INTJs are okay with being wrong in private but often have a harder time with it in public. They have usually put a lot of work into their position before they committed to it. Being wrong in front of others can feel like a signal that the work was sloppy, and they hate the thought of sloppy work. A wise INTJ learns to separate "the plan needs to change" from "I was a fool," and that separation is one of the hardest things they will ever practice.

Both types can grow in this area. INTPs grow when they learn to commit to something before it is perfect. INTJs grow when they learn to let a plan die without taking it personally.

06

The Fast Test

If you are trying to decide which one you are, ask yourself this:

When you have a great idea, what happens next in your head?

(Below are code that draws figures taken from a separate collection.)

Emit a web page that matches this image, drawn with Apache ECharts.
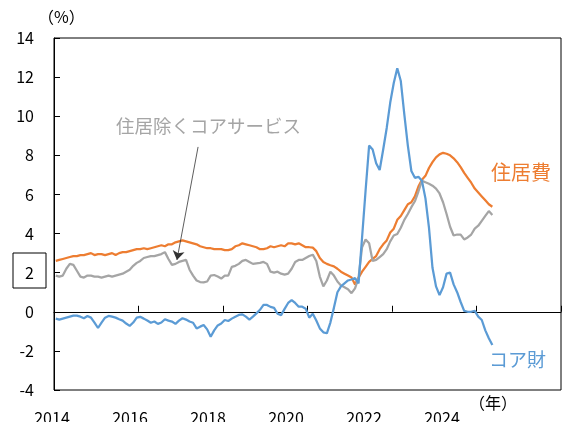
<!DOCTYPE html>
<html><head><meta charset="utf-8">
<script src="https://cdn.jsdelivr.net/npm/echarts@6/dist/echarts.min.js"></script>
<style>html,body{margin:0;padding:0;background:#fff}#c{width:564px;height:422px}</style>
</head><body><div id="c"></div>
<script>
// Monthly data, Jan 2014 - May 2024 (YoY %)
const startYear = 2014;
const shelter = [
 2.6,2.65,2.7,2.75,2.8,2.85,2.85,2.9,2.9,2.95,3.0,2.9,
 2.95,2.95,2.9,2.95,3.0,2.9,3.0,3.05,3.05,3.1,3.15,3.2,
 3.2,3.25,3.2,3.25,3.3,3.35,3.4,3.35,3.45,3.45,3.55,3.6,
 3.65,3.6,3.55,3.5,3.45,3.35,3.3,3.25,3.25,3.2,3.2,3.2,
 3.15,3.15,3.2,3.35,3.4,3.5,3.45,3.4,3.35,3.3,3.2,3.2,
 3.25,3.35,3.3,3.35,3.4,3.35,3.5,3.5,3.45,3.5,3.4,3.3,
 3.3,3.28,3.1,2.75,2.55,2.45,2.38,2.32,2.2,2.05,1.95,1.85,
 1.75,1.4,1.75,2.05,2.3,2.55,2.7,2.85,3.2,3.45,3.65,4.05,
 4.25,4.7,4.9,5.2,5.5,5.6,5.9,6.4,6.75,6.95,7.35,7.65,
 7.9,8.05,8.13,8.08,8.0,7.85,7.65,7.4,7.1,6.85,6.6,6.3,
 6.1,5.9,5.7,5.5,5.37
];
const servicesExShelter = [
 1.85,1.8,1.85,2.2,2.45,2.4,2.1,1.8,1.75,1.85,1.85,1.8,
 1.8,1.75,1.8,1.85,1.8,1.85,1.9,1.95,2.05,2.15,2.35,2.5,
 2.6,2.75,2.8,2.85,2.85,2.9,2.95,3.05,2.7,2.4,2.45,2.55,
 2.6,2.65,2.15,1.85,1.6,1.52,1.5,1.55,1.85,1.88,1.8,1.7,
 1.85,1.85,2.3,2.35,2.45,2.6,2.65,2.55,2.45,2.48,2.5,2.55,
 2.45,2.05,2.0,2.05,1.95,1.9,1.95,2.2,2.55,2.65,2.65,2.75,
 2.85,2.92,2.6,1.8,1.3,1.6,2.05,1.85,1.55,1.35,1.25,1.15,
 0.95,1.2,1.75,3.3,3.7,3.5,2.6,2.65,2.8,2.95,3.2,3.6,
 3.9,3.98,4.3,4.7,5.0,5.35,5.65,6.15,6.7,6.62,6.55,6.45,
 6.3,6.05,5.6,5.0,4.35,3.9,3.95,3.95,3.7,3.8,3.95,4.25,
 4.4,4.65,4.9,5.15,4.95
];
const coreGoods = [
 -0.35,-0.4,-0.35,-0.3,-0.25,-0.2,-0.2,-0.25,-0.33,-0.22,-0.3,-0.55,
 -0.83,-0.55,-0.3,-0.21,-0.25,-0.3,-0.38,-0.45,-0.6,-0.72,-0.55,-0.3,
 -0.26,-0.35,-0.45,-0.56,-0.5,-0.62,-0.55,-0.38,-0.45,-0.5,-0.62,-0.45,
 -0.33,-0.4,-0.5,-0.56,-0.85,-0.76,-0.68,-0.9,-1.28,-0.95,-0.7,-0.6,
 -0.42,-0.47,-0.35,-0.25,-0.16,-0.13,-0.25,-0.4,-0.25,-0.08,0.1,0.35,
 0.35,0.25,0.2,-0.1,-0.17,0.15,0.45,0.6,0.45,0.26,0.26,0.16,
 -0.3,-0.1,-0.45,-0.85,-1.05,-1.1,-0.55,0.2,1.0,1.3,1.45,1.6,
 1.65,1.72,1.45,3.8,6.2,8.5,8.3,7.6,7.25,8.3,9.4,10.7,
 11.7,12.45,11.8,10.1,8.5,7.2,6.85,6.9,6.7,5.8,4.3,2.25,
 1.3,0.85,1.25,1.95,2.0,1.4,1.0,0.5,0.05,0.0,0.0,0.05,
 -0.25,-0.42,-0.95,-1.35,-1.7
];
const yearTicks = [2014, 2016, 2018, 2020, 2022, 2024];
const seriesNames = ['住居費', '住居除くコアサービス', 'コア財'];
const colors = ['#ED7D31', '#A5A5A5', '#5B9BD5'];

// x position of each month: mid-month, in years
const toXY = arr => arr.map((v, i) => [startYear + (i + 0.5) / 12, v]);
const FONT = "'Noto Sans CJK JP','Noto Sans',sans-serif";

const chart = echarts.init(document.getElementById('c'), null, {renderer: 'canvas'});
chart.setOption({
  animation: false,
  textStyle: {fontFamily: FONT},
  grid: [
    {left: 54, right: 3, top: 38, bottom: 32, show: true, borderColor: '#000', borderWidth: 1,
     containLabel: false, outerBoundsMode: 'none'},
    {left: 52, right: 44, top: 38, bottom: 32, show: false,
     containLabel: false, outerBoundsMode: 'none'}
  ],
  xAxis: [
    {type: 'value', gridIndex: 0, min: 2014, max: 2026, interval: 2,
     axisLine: {onZero: true, lineStyle: {color: '#000', width: 1}},
     axisTick: {show: true, inside: true, length: 6, lineStyle: {color: '#000'}},
     axisLabel: {show: false}, splitLine: {show: false}},
    {type: 'value', gridIndex: 1, min: 2014, max: 2026, interval: 2, position: 'bottom',
     axisLine: {show: false, onZero: false}, axisTick: {show: false}, splitLine: {show: false},
     axisLabel: {show: true, margin: 20, fontSize: 16, color: '#000', fontFamily: FONT,
       formatter: v => (yearTicks.indexOf(v) >= 0 ? String(v) : '')}}
  ],
  yAxis: [
    {type: 'value', gridIndex: 0, min: -4, max: 14, interval: 2,
     axisLine: {show: true, lineStyle: {color: '#000', width: 1}},
     axisTick: {show: true, inside: true, length: 6, lineStyle: {color: '#000'}},
     axisLabel: {fontSize: 16, color: '#000', margin: 20, fontFamily: FONT},
     splitLine: {show: false}},
    {type: 'value', gridIndex: 1, min: -4, max: 14, show: false}
  ],
  series: [
    {name: seriesNames[0], type: 'line', data: toXY(shelter), showSymbol: false,
     lineStyle: {color: colors[0], width: 2.25}, itemStyle: {color: colors[0]}, z: 3},
    {name: seriesNames[1], type: 'line', data: toXY(servicesExShelter), showSymbol: false,
     lineStyle: {color: colors[1], width: 2.25}, itemStyle: {color: colors[1]}, z: 4,
     markLine: {silent: true, symbol: ['none', 'arrow'], symbolSize: 9, label: {show: false},
       lineStyle: {color: '#333', width: 0.8, type: 'solid'},
       data: [[{coord: [2017.41, 8.43]}, {coord: [2016.91, 2.65]}]]}},
    {name: seriesNames[2], type: 'line', data: toXY(coreGoods), showSymbol: false,
     lineStyle: {color: colors[2], width: 2.25}, itemStyle: {color: colors[2]}, z: 5}
  ],
  graphic: [
    {type: 'text', left: 38, top: 9, style: {text: '（%）', font: '16px ' + FONT, fill: '#000'}},
    {type: 'text', left: 469, top: 395, style: {text: '（年）', font: '16px ' + FONT, fill: '#000'}},
    {type: 'text', left: 116, top: 117, style: {text: seriesNames[1], font: '18.5px ' + FONT, fill: colors[1]}},
    {type: 'text', left: 491, top: 162, style: {text: seriesNames[0], font: '20px ' + FONT, fill: colors[0]}},
    {type: 'text', left: 489, top: 350, style: {text: seriesNames[2], font: '19px ' + FONT, fill: colors[2]}},
    {type: 'rect', shape: {x: 13, y: 253, width: 33, height: 35}, style: {fill: 'none', stroke: '#000', lineWidth: 1}}
  ]
});
</script></body></html>
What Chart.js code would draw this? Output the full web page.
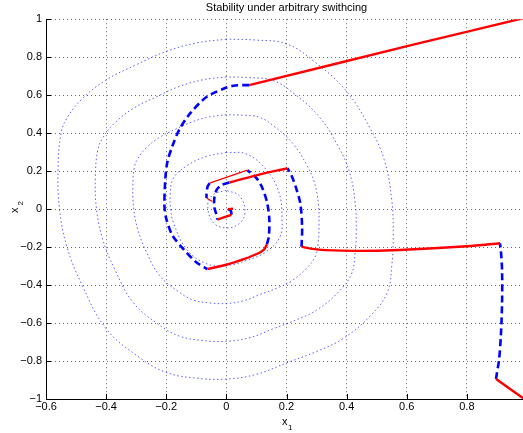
<!DOCTYPE html>
<html>
<head>
<meta charset="utf-8">
<script src="https://cdn.jsdelivr.net/npm/chart.js@4/dist/chart.umd.min.js"></script>
<style>
  html, body { margin: 0; padding: 0; background: #fff; overflow: hidden; }
  #wrap { width: 523px; height: 433px; overflow: hidden; }
  canvas { display: block; }
</style>
</head>
<body>
<div id="wrap"><canvas id="my-chart" width="560" height="433"></canvas></div>
<script>
// dotted level curves (outer to inner) as [x1, x2]
const level09 = [[0,0.895],[-0.1,0.875],[-0.2,0.83],[-0.3,0.76],[-0.4,0.68],[-0.48,0.58],[-0.53,0.48],[-0.55,0.4],[-0.56,0.21],[-0.555,0],[-0.53,-0.2],[-0.48,-0.4],[-0.4,-0.63],[-0.29,-0.78],[-0.2,-0.86],[-0.1,-0.89],[0,-0.895],[0.1,-0.87],[0.2,-0.81],[0.3,-0.75],[0.39,-0.68],[0.48,-0.56],[0.535,-0.44],[0.55,-0.3],[0.555,-0.15],[0.55,0.05],[0.525,0.26],[0.48,0.42],[0.4,0.62],[0.29,0.78],[0.2,0.87],[0.1,0.89],[0,0.895]];
const level07 = [[0,0.696],[-0.078,0.681],[-0.156,0.646],[-0.233,0.591],[-0.311,0.529],[-0.373,0.451],[-0.412,0.373],[-0.428,0.311],[-0.436,0.163],[-0.432,0],[-0.412,-0.156],[-0.373,-0.311],[-0.311,-0.49],[-0.226,-0.607],[-0.156,-0.669],[-0.078,-0.692],[0,-0.696],[0.078,-0.677],[0.156,-0.63],[0.233,-0.583],[0.303,-0.529],[0.373,-0.436],[0.416,-0.342],[0.428,-0.233],[0.432,-0.117],[0.428,0.039],[0.408,0.202],[0.373,0.327],[0.311,0.482],[0.226,0.607],[0.156,0.677],[0.078,0.692],[0,0.696]];
const level05 = [[0,0.497],[-0.056,0.486],[-0.111,0.461],[-0.167,0.422],[-0.222,0.378],[-0.267,0.322],[-0.294,0.267],[-0.306,0.222],[-0.311,0.117],[-0.308,0],[-0.294,-0.111],[-0.267,-0.222],[-0.222,-0.35],[-0.161,-0.433],[-0.111,-0.478],[-0.056,-0.494],[0,-0.497],[0.056,-0.483],[0.111,-0.45],[0.167,-0.417],[0.217,-0.378],[0.267,-0.311],[0.297,-0.244],[0.306,-0.167],[0.308,-0.083],[0.306,0.028],[0.292,0.144],[0.267,0.233],[0.222,0.344],[0.161,0.433],[0.111,0.483],[0.056,0.494],[0,0.497]];
const level03 = [[0,0.298],[-0.067,0.277],[-0.133,0.227],[-0.177,0.16],[-0.187,0.07],[-0.185,0],[-0.177,-0.067],[-0.133,-0.21],[-0.067,-0.287],[0,-0.298],[0.067,-0.27],[0.13,-0.227],[0.178,-0.147],[0.185,-0.05],[0.175,0.087],[0.133,0.207],[0.067,0.29],[0,0.298]];
const level01 = [[0,0.099],[-0.044,0.076],[-0.062,0.023],[-0.044,-0.07],[0,-0.099],[0.043,-0.076],[0.062,-0.017],[0.044,0.069],[0,0.099]];

// switched trajectory from the top right
const redA = [[0.076,0.653],[0.625,0.867],[1.0,1.01]];
const blueA = [[0.076,0.653],[0.03,0.651],[0,0.64],[-0.066,0.59],[-0.12,0.505],[-0.156,0.42],[-0.18,0.33],[-0.196,0.25],[-0.203,0.16],[-0.206,0.015],[-0.2,-0.05],[-0.18,-0.137],[-0.146,-0.205],[-0.1,-0.28],[-0.063,-0.316]];
const redB = [[-0.063,-0.316],[0,-0.293],[0.06,-0.262],[0.103,-0.235],[0.125,-0.213],[0.135,-0.185]];
const blueB = [[0.135,-0.185],[0.141,-0.147],[0.143,-0.058],[0.136,0.03],[0.12,0.11],[0.1,0.163],[0.07,0.205]];
const redC = [[0.07,0.205],[-0.056,0.137]];
const blueC = [[-0.056,0.137],[-0.063,0.116],[-0.066,0.08],[-0.066,0.058]];
const redD = [[-0.066,0.058],[-0.047,0.04]];

// switched trajectory from the bottom right
const redE = [[1.0,-1.01],[0.897,-0.895]];
const blueE = [[0.897,-0.895],[0.9,-0.863],[0.907,-0.795],[0.913,-0.67],[0.917,-0.495],[0.917,-0.32],[0.913,-0.216],[0.91,-0.18]];
const redF = [[0.91,-0.18],[0.8,-0.196],[0.575,-0.215],[0.435,-0.22],[0.33,-0.216],[0.28,-0.208],[0.25,-0.198]];
const blueF = [[0.25,-0.198],[0.252,-0.095],[0.246,0.03],[0.232,0.11],[0.216,0.18],[0.203,0.215]];
const redG = [[0.203,0.215],[0.1,0.178],[0.01,0.14]];
const blueG = [[0.01,0.14],[-0.017,0.126],[-0.033,0.1],[-0.04,0.058],[-0.04,0.01],[-0.033,-0.03],[-0.03,-0.055]];
const redH = [[-0.03,-0.055],[0.017,-0.03]];
const blueH = [[0.017,-0.03],[0.015,-0.01],[0.005,0]];
const redI = [[0.005,0],[0.022,0.002]];

const toPts = (arr) => arr.map(([x, y]) => ({ x, y }));

const contourSets = [level09, level07, level05, level03, level01].map((d) => ({
  data: toPts(d),
  borderColor: "rgba(40,40,255,0.75)",
  borderWidth: 1,
  borderDash: [1.5, 2.5],
  tension: 0.4,
  order: 2,
}));
const redSets = [redA, redB, redE, redF, redG, redH, redI].map((d) => ({
  data: toPts(d),
  borderColor: "#ff0000",
  borderWidth: 2.4,
  tension: 0.3,
  order: 0,
}));
const thinRedSets = [redC, redD].map((d) => ({
  data: toPts(d),
  borderColor: "#ff0000",
  borderWidth: 1.2,
  order: 0,
}));
const blueSets = [blueA, blueB, blueC, blueE, blueF, blueG, blueH].map((d) => ({
  data: toPts(d),
  borderColor: "#0000ff",
  borderWidth: 2.6,
  borderDash: [7, 4],
  tension: 0.3,
  order: 1,
}));

const fmt = (v) => {
  const s = Math.abs(v) < 1e-9 ? "0" : String(Math.round(v * 10) / 10);
  return s.replace("-", "\u2212");
};

// inward tick marks and subscripted axis labels, MATLAB style
const matlabAxes = {
  id: "matlabAxes",
  afterDraw(chart) {
    const { ctx, chartArea, scales } = chart;
    ctx.save();
    ctx.strokeStyle = "#000";
    ctx.lineWidth = 1;
    ctx.beginPath();
    scales.x.ticks.forEach((t) => {
      const px = Math.round(scales.x.getPixelForValue(t.value)) + 0.5;
      ctx.moveTo(px, chartArea.bottom);
      ctx.lineTo(px, chartArea.bottom - 5);
    });
    scales.y.ticks.forEach((t) => {
      const py = Math.round(scales.y.getPixelForValue(t.value)) + 0.5;
      ctx.moveTo(chartArea.left, py);
      ctx.lineTo(chartArea.left + 5, py);
    });
    ctx.stroke();

    ctx.fillStyle = "#000";
    ctx.textAlign = "left";
    ctx.textBaseline = "alphabetic";
    ctx.font = '11px "Liberation Sans", Arial, sans-serif';
    ctx.fillText("x", 282, 425);
    ctx.font = '8px "Liberation Sans", Arial, sans-serif';
    ctx.fillText("1", 288, 430);

    ctx.translate(18, 213);
    ctx.rotate(-Math.PI / 2);
    ctx.font = '11px "Liberation Sans", Arial, sans-serif';
    ctx.fillText("x", 0, 0);
    ctx.font = '8px "Liberation Sans", Arial, sans-serif';
    ctx.fillText("2", 7.5, 4.5);
    ctx.restore();
  },
};

Chart.defaults.font.family = '"Liberation Sans", Arial, sans-serif';
Chart.defaults.font.size = 11;
Chart.defaults.color = "#000";

const ctx = document.getElementById("my-chart").getContext("2d");
const myChart = new Chart(ctx, {
  type: "scatter",
  data: {
    datasets: [...redSets, ...thinRedSets, ...blueSets, ...contourSets].map((ds) => ({
      ...ds,
      showLine: true,
      pointRadius: 0,
      pointHoverRadius: 0,
      fill: false,
    })),
  },
  options: {
    responsive: false,
    animation: false,
    events: [],
    layout: { padding: { left: 0, right: 33, top: 0, bottom: 0 } },
    plugins: {
      legend: { display: false },
      tooltip: { enabled: false },
      title: {
        display: true,
        text: "Stability under arbitrary swithcing",
        fullSize: false,
        font: { size: 11, weight: "normal" },
        color: "#000",
        padding: { top: 1, bottom: 5 },
      },
    },
    scales: {
      x: {
        type: "linear",
        min: -0.6,
        max: 1,
        ticks: { stepSize: 0.2, padding: 1, maxRotation: 0, callback: fmt },
        grid: { color: "rgba(0,0,0,0.6)", lineWidth: 1, drawTicks: false },
        border: { display: true, color: "#000", width: 1, dash: [1, 3] },
        afterFit: (scale) => { scale.height = 34; },
      },
      y: {
        type: "linear",
        min: -1,
        max: 1,
        ticks: { stepSize: 0.2, padding: 4, callback: fmt },
        grid: { color: "rgba(0,0,0,0.6)", lineWidth: 1, drawTicks: false },
        border: { display: true, color: "#000", width: 1, dash: [1, 3] },
        afterFit: (scale) => { scale.width = 46; },
      },
    },
  },
  plugins: [matlabAxes],
});
</script>
</body>
</html>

If the answer is some version of, "I want to poke at it and see if it holds up and what else it connects to," you are probably closer to INTP.

If the answer is some version of, "I want to figure out what this means for what I am trying to build or do," you are probably closer to INTJ.

Neither is better. One is a beautiful way of living in the world of ideas. The other is a beautiful way of bringing ideas into the world.

07

A Note on the Frameworks

INTP and INTJ come from the MBTI tradition, which is a long-running cultural framework for thinking about personality. It is not strict science, but it is a useful shared vocabulary. If you want the research-backed version, the Big Five model measures traits like Openness, Conscientiousness, and Introversion on a spectrum and tends to be more precise about what actually predicts behavior over time.

At Inkli we work with both. The Big Five is what we use for anything where accuracy matters. The type language is what we use when we want words that people already know.

Here is the useful version, though. Most deep thinkers are some messy mix of both patterns. You might explore like an INTP on Tuesday and execute like an INTJ on Wednesday. The labels are just shorthand for tendencies. The real question is what your mind actually does when you leave it alone.

Pay attention to that. It will tell you more than any test.